本文中に紹介されているPOPのように、せいぜいがキーホルダーかストラップとして使えるくらいだろう。

その前にこんな一文が付けられている。

Vintage Key
古い鍵・・・・この鍵で世界の何処かの扉が開くかもしれません。

この一文で使い道のない「カギ単体」に物語性を与えている。
記事によると、このカギは羽田空港の「南青山Shosaikan」という店で売られているそうだ。

これに対して、記事中では、

でも、この仕入れ値はたぶんかなり安いはずです。
ヨーロッパのフリーマーケットなどで、たくさん買ってきた感じです。

「世界の何処かの扉が開くかもしれません」という物語を付加することによって、その編集力で売っている。

物語性がありますよね。
商品そのものの意味を変えて、価値を創出した例です。

商品っていうのは「売れる商品」があるのではなくて、「売れる売り方」があるだけなんです。

とあり、まさしくその通りである。
これを「編集力」と呼ぶのが良いかどうかは筆者にはちょっとためらいがあるのだが、言わんとする内容はその通りだろう。

これに続いて、リンゴという果物の売り方についても示唆されている。

そのへんのスーパーで売っている98円の普通のリンゴにどういう価値をつけて売るか? ということを、グループの皆で考えるんです。
どういう価値をつけるか、という研修。

例えば「アップル」という言葉に引っかけてパソコンと関係させたり、聖書のアダムとイブの話を持ってきたり、栄養価からアプローチしてダイエットにいいとか、リンゴジュース、アップルパイ……。
リンゴ一つだけでも、売り方がものすごくたくさんある。

ただ、みんなそういうことを考えるのが面倒くさいから、「青森県産リンゴ98円」として売るだけ。

とある。

洋服業界は「青森県産リンゴ98円」という売り方を決して笑えない。
同じような売り方をしているではないか。
「Tシャツ1900円」「ダウンジャケット5900円」なんていう売り方は日常茶飯事だし、少し差別化を図る際には「日本製カットソー3900円」とか「岡山県産デニム12800円」という売り方をしている。

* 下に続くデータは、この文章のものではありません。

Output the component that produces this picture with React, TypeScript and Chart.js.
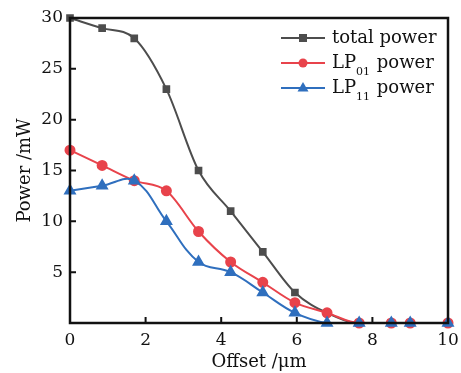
import React, { useEffect, useRef } from "react";
import { Chart, registerables } from "chart.js";

Chart.register(...registerables);

const offsets = [0, 0.85, 1.7, 2.55, 3.4, 4.25, 5.1, 5.95, 6.8, 7.65, 8.5, 9, 10];
const totalPower = [30, 29, 28, 23, 15, 11, 7, 3, 1, 0, 0, 0, 0];
const lp01Power = [17, 15.5, 14, 13, 9, 6, 4, 2, 1, 0, 0, 0, 0];
const lp11Power = [13, 13.5, 14, 10, 6, 5, 3, 1, 0, 0, 0, 0, 0];
const xTicks = [0, 2, 4, 6, 8, 10];
const yTicks = [5, 10, 15, 20, 25, 30];

const GREY = "#4d4d4d";
const RED = "#e8434b";
const BLUE = "#2f6fbe";
const FONT = "'DejaVu Serif', serif";

const legendItems = [
  { main: "total power", sub: "", color: GREY, style: "rect" },
  { main: "LP", sub: "01", color: RED, style: "circle" },
  { main: "LP", sub: "11", color: BLUE, style: "triangle" },
];

const framePlugin = {
  id: "frame",
  afterDraw(chart: any) {
    const { ctx, chartArea: a, scales } = chart;
    ctx.save();
    ctx.strokeStyle = "#111";
    ctx.lineWidth = 2.5;
    ctx.strokeRect(a.left, a.top, a.right - a.left, a.bottom - a.top);
    ctx.lineWidth = 2;
    ctx.beginPath();
    xTicks.forEach((v) => {
      if (v === 0 || v === 10) return;
      const x = scales.x.getPixelForValue(v);
      ctx.moveTo(x, a.bottom);
      ctx.lineTo(x, a.bottom - 6);
    });
    yTicks.forEach((v) => {
      if (v === 30) return;
      const y = scales.y.getPixelForValue(v);
      ctx.moveTo(a.left, y);
      ctx.lineTo(a.left + 6, y);
    });
    ctx.stroke();

    // legend
    const lx0 = 281;
    const lx1 = 325;
    const tx = 332;
    const rows = [38, 63, 88];
    legendItems.forEach((it, i) => {
      const y = rows[i];
      ctx.strokeStyle = it.color;
      ctx.fillStyle = it.color;
      ctx.lineWidth = 2;
      ctx.beginPath();
      ctx.moveTo(lx0, y);
      ctx.lineTo(lx1, y);
      ctx.stroke();
      const cx = (lx0 + lx1) / 2;
      ctx.beginPath();
      if (it.style === "rect") {
        ctx.fillRect(cx - 4, y - 4, 8, 8);
      } else if (it.style === "circle") {
        ctx.arc(cx, y, 4.5, 0, Math.PI * 2);
        ctx.fill();
      } else {
        ctx.moveTo(cx, y - 6);
        ctx.lineTo(cx + 5.5, y + 3.5);
        ctx.lineTo(cx - 5.5, y + 3.5);
        ctx.closePath();
        ctx.fill();
      }
      ctx.fillStyle = "#111";
      ctx.textBaseline = "middle";
      ctx.textAlign = "left";
      ctx.font = `18px ${FONT}`;
      if (!it.sub) {
        ctx.fillText(it.main, tx, y);
      } else {
        ctx.fillText(it.main, tx, y);
        let x = tx + ctx.measureText(it.main).width;
        ctx.font = `11px ${FONT}`;
        ctx.fillText(it.sub, x, y + 9);
        x += ctx.measureText(it.sub).width + 1;
        ctx.font = `18px ${FONT}`;
        ctx.fillText(" power", x, y);
      }
    });
    ctx.restore();
  },
};

export default function App() {
  const ref = useRef<HTMLCanvasElement>(null);
  useEffect(() => {
    document.body.style.margin = "0";
    const mk = (data: number[]) => data.map((v, i) => ({ x: offsets[i], y: v }));
    const chart = new Chart(ref.current as HTMLCanvasElement, {
      type: "line",
      data: {
        datasets: [
          {
            label: "total power",
            data: mk(totalPower),
            borderColor: GREY,
            backgroundColor: GREY,
            pointStyle: "rect",
            pointRadius: 4,
            borderWidth: 2,
            cubicInterpolationMode: "monotone",
            order: 3,
            clip: false as any,
          },
          {
            label: "LP01 power",
            data: mk(lp01Power),
            borderColor: RED,
            backgroundColor: RED,
            pointStyle: "circle",
            pointRadius: 4.5,
            borderWidth: 2,
            cubicInterpolationMode: "monotone",
            order: 2,
            clip: false as any,
          },
          {
            label: "LP11 power",
            data: mk(lp11Power),
            borderColor: BLUE,
            backgroundColor: BLUE,
            pointStyle: "triangle",
            pointRadius: 5.5,
            borderWidth: 2,
            tension: 0.4,
            order: 1,
            clip: false as any,
          },
        ],
      },
      options: {
        animation: false,
        responsive: false,
        layout: { padding: { top: 18, right: 13, left: 0, bottom: 0 } },
        plugins: { legend: { display: false }, tooltip: { enabled: false } },
        scales: {
          x: {
            type: "linear",
            min: 0,
            max: 10,
            grid: { display: false, drawTicks: false },
            border: { display: false },
            afterBuildTicks: (s: any) => {
              s.ticks = xTicks.map((v) => ({ value: v }));
            },
            afterFit: (s: any) => {
              s.height = 50;
              s.paddingLeft = 0;
              s.paddingRight = 0;
            },
            ticks: {
              padding: 7,
              color: "#111",
              font: { family: FONT, size: 17 },
              maxRotation: 0,
            },
            title: {
              display: true,
              text: "Offset /μm",
              color: "#111",
              font: { family: FONT, size: 18 },
              padding: { top: 0, bottom: 0 },
            },
          },
          y: {
            min: 0,
            max: 30,
            grid: { display: false, drawTicks: false },
            border: { display: false },
            afterBuildTicks: (s: any) => {
              s.ticks = yTicks.map((v) => ({ value: v }));
            },
            afterFit: (s: any) => {
              s.width = 70;
              s.paddingTop = 0;
              s.paddingBottom = 0;
            },
            ticks: {
              padding: 7,
              color: "#111",
              font: { family: FONT, size: 17 },
            },
            title: {
              display: true,
              text: "Power /mW",
              color: "#111",
              font: { family: FONT, size: 18 },
              padding: { top: 15, bottom: 0 },
            },
          },
        },
      },
      plugins: [framePlugin],
    });
    return () => chart.destroy();
  }, []);
  return (
    <div style={{ position: "absolute", left: 0, top: 0, width: 461, height: 373 }}>
      <canvas ref={ref} width={461} height={373} />
    </div>
  );
}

見てお分かりのように「青森県産リンゴ98円」と同じ売り方である。

で、とくにそういう傾向が顕著なのが、産地ブランドである。
産地なのだからそれを前面に訴えるのは当然だが、産地ブランドにも各社がある。
例えば、児島で洗い加工を施しているジーンズブランドはいくつもあるわけだから、単に「児島で洗ったジーンズ」だけの打ち出しだと、AブランドもBブランドもCブランドも消費者にとっては同じであり、それぞれにデザイン変化はあるものの、最終的には価格競争に陥りやすい。

「高野口産フェイクファー」とか「西脇産先染め織物」というだけでは付加価値にはなりにくい。
高野口でフェイクファーを製造している会社は何社もあるし、西脇で先染め織物を織っている会社は何社もある。
それぞれどういう特徴があるのかまでを説明しないと、外部から見た場合、甲社の生地も乙社の生地も丙社の生地も同じにしか見えない。

昨今、産地企業が自社オリジナルの製品ブランドを開始するケースが増えている。
産地企業だからこそ、「〇〇産」だけに頼らない売り方を模索するべきだと考えている。